As much as I dislike Obama I have tried not to think of him as anti American. With this effort, and the effort to help Iran get a nuke which his deal will guarantee in ten years, there is nothing else one can think. Everything he does destroys jobs, small business, racial relations, national security, and economic recovery.



> An Asian trade deal being negotiated in secret by the administration would let an international tribunal overrule state and federal laws to help foreign firms, a new issue congressional and legal opponents are raising in hopes of slowing the race for passage


For the full story: http://www.washingtonexaminer.com/new-t ... le/2564133


----------



## Chuck Smith (Feb 22, 2005)

This administration has been doing this the whole time with everything.

They are not "transparent", They are not "putting its citizens first", He isn't fighting for the "middle class", etc.

All the other stuff he was preaching. He is doing none of it. Yet the average American doesn't notice and thinks he is still the best thing since sliced bread. Many who voted for him when you present them with the facts. Still think it is Bush's fault for stuff this president has made law.

One of the funniest things I read online (in the comments section) of this one article. This article was about the economy/housing crisis. One guy chimed in and said.... but wasn't bush president at the time everything collapsed! But yet the average American or average voter doesn't realize is that any law put on the books or gets passed takes about 4 years to get implemented totally. So with the housing issue people forget that it was Clinton who put on the books the loose lending and 0 down stuff and let anyone pretty much get a loan.

But that just shows you how "dumb" the average voter is and we are the only ones to blame. Instead of watching new from the world. People watch the Kardashians, Dancing with the Stars, Real World, Teen Mom, etc. We watch "reality" tv instead of educating ourselves with what the world is doing or the happenings in our own country. We let the media and other news outlets make up our minds for us.... This is both for Fox and MSNBC. Both lean too far in each direction or try and "sway" the coverage.

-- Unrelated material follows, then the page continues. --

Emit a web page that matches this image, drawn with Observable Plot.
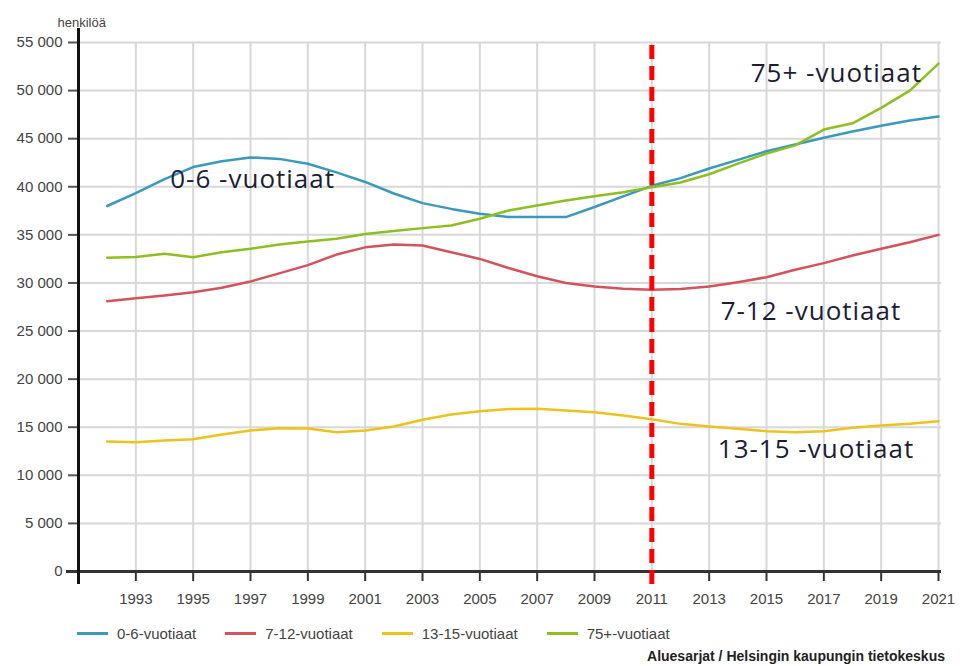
<!DOCTYPE html>
<html><head><meta charset="utf-8">
<script src="https://cdn.jsdelivr.net/npm/d3@7"></script>
<script src="https://cdn.jsdelivr.net/npm/@observablehq/plot@0.6"></script>
<style>
body{margin:0;background:#fff;font-family:"Liberation Sans",Arial,sans-serif;}
#wrap{position:relative;width:960px;height:666px;overflow:hidden;}
#legend{position:absolute;left:77px;top:625px;display:flex;align-items:center;font-size:15px;color:#444;}
.item{display:flex;align-items:center;margin-right:29px}
.sw{width:31px;height:3px;margin-right:9px}
#caption{position:absolute;right:15px;top:648px;font-size:14px;font-weight:bold;color:#222}
.ann text{letter-spacing:1px}
</style></head><body>
<div id="wrap"><div id="chart"></div><div id="legend"></div><div id="caption">Aluesarjat / Helsingin kaupungin tietokeskus</div></div>
<script>
const years = [1992,1993,1994,1995,1996,1997,1998,1999,2000,2001,2002,2003,2004,2005,2006,2007,2008,2009,2010,2011,2012,2013,2014,2015,2016,2017,2018,2019,2020,2021];
const seriesNames = ["0-6-vuotiaat","7-12-vuotiaat","13-15-vuotiaat","75+-vuotiaat"];
const colors = ["#3a99bd","#d6525a","#eec21c","#8cc021"];
const age0_6 = [38000,39350,40800,42050,42650,43050,42900,42400,41500,40500,39300,38300,37700,37200,36850,36850,36850,37900,39000,40100,40900,41900,42800,43700,44400,45100,45750,46350,46900,47300];
const age7_12 = [28100,28420,28700,29040,29500,30150,31000,31850,32950,33700,34000,33900,33200,32500,31550,30700,30000,29630,29390,29290,29380,29620,30080,30600,31370,32060,32850,33550,34240,35000];
const age13_15 = [13520,13450,13620,13760,14240,14660,14900,14870,14480,14660,15080,15770,16320,16670,16900,16910,16740,16560,16220,15820,15350,15080,14840,14590,14480,14590,14940,15180,15350,15630];
const age75 = [32620,32700,33030,32680,33200,33550,34000,34300,34600,35100,35400,35700,35970,36670,37530,38050,38570,39020,39440,39960,40450,41300,42400,43450,44300,45950,46600,48200,50000,52800];
const xTicks = [1993,1995,1997,1999,2001,2003,2005,2007,2009,2011,2013,2015,2017,2019,2021];
const yTicks = [0,5000,10000,15000,20000,25000,30000,35000,40000,45000,50000,55000];
const markerYear = [2011];
const annLabels = ["0-6 -vuotiaat","75+ -vuotiaat","7-12 -vuotiaat","13-15 -vuotiaat"];
const annX = [1994.2,2014.45,2013.4,2013.3];
const annY = [40750,51780,27030,12680];

const seriesValues = [age0_6, age7_12, age13_15, age75];
const data = seriesNames.flatMap((s, i) => years.map((yr, j) => ({series: s, year: yr, value: seriesValues[i][j]})));
const annotations = annLabels.map((l, i) => ({label: l, x: annX[i], y: annY[i]}));
const fmt = d3.formatLocale({decimal: ",", thousands: " ", grouping: [3], currency: ["", "€"]}).format(",d");

const chart = Plot.plot({
  width: 960, height: 615,
  marginLeft: 78, marginRight: 22, marginTop: 42, marginBottom: 44,
  style: {fontFamily: "'Liberation Sans', Arial, sans-serif", fontSize: "15px", color: "#444", background: "#fff"},
  x: {domain: [1991, 2021]},
  y: {domain: [0, 55000]},
  color: {domain: seriesNames, range: colors},
  marks: [
    Plot.gridX(xTicks, {stroke: "#d8d8d8", strokeOpacity: 1, strokeWidth: 2}),
    Plot.gridY(yTicks, {stroke: "#d8d8d8", strokeOpacity: 1, strokeWidth: 2, insetRight: -3}),
    Plot.axisX(xTicks, {tickSize: 10, tickPadding: 12, tickFormat: d => String(d), stroke: "#333", strokeWidth: 2, fill: "#444", label: null}),
    Plot.axisY(yTicks, {tickSize: 10, tickPadding: 6, tickFormat: fmt, stroke: "#555", strokeWidth: 2, fill: "#444", label: null}),
    Plot.ruleY([0], {stroke: "#333", strokeWidth: 3, insetLeft: -12, insetRight: -3}),
    Plot.ruleX([1991], {stroke: "#111", strokeWidth: 3, insetTop: -14, insetBottom: -13}),
    Plot.line(data, {x: "year", y: "value", stroke: "series", strokeWidth: 2.5}),
    Plot.ruleX(markerYear, {stroke: "#ff0000", strokeWidth: 5, strokeDasharray: "14,7", insetTop: 3, insetBottom: -13}),
    Plot.text(annotations, {x: "x", y: "y", text: "label", textAnchor: "start", fontSize: 26, fontFamily: "'Open Sans', sans-serif", fill: "#1d1d35", className: "ann"}),
    Plot.text(["henkilöä"], {frameAnchor: "top-left", dx: -21, dy: -25, fontSize: 13, fill: "#444"})
  ]
});
document.getElementById("chart").appendChild(chart);

const legend = document.getElementById("legend");
seriesNames.forEach((s, i) => {
  const item = document.createElement("div");
  item.className = "item";
  const sw = document.createElement("div");
  sw.className = "sw";
  sw.style.background = colors[i];
  const t = document.createElement("span");
  t.textContent = s;
  item.appendChild(sw); item.appendChild(t);
  legend.appendChild(item);
});
</script>
</body></html>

Anyways i will get off my soap box.

But yes this is another issue that will help move more jobs or out source stuff. But yet our economy is doing so great... Just listen to the media... they will tell you.... uke:


----------



## Plainsman (Jul 30, 2003)

Every time I hear an under informed liberal open their mouth two old cliché's cross my mind.

1. Beam me up Scotty their is no intelligent life down here.
2. The gene pool needs chlorine.


----------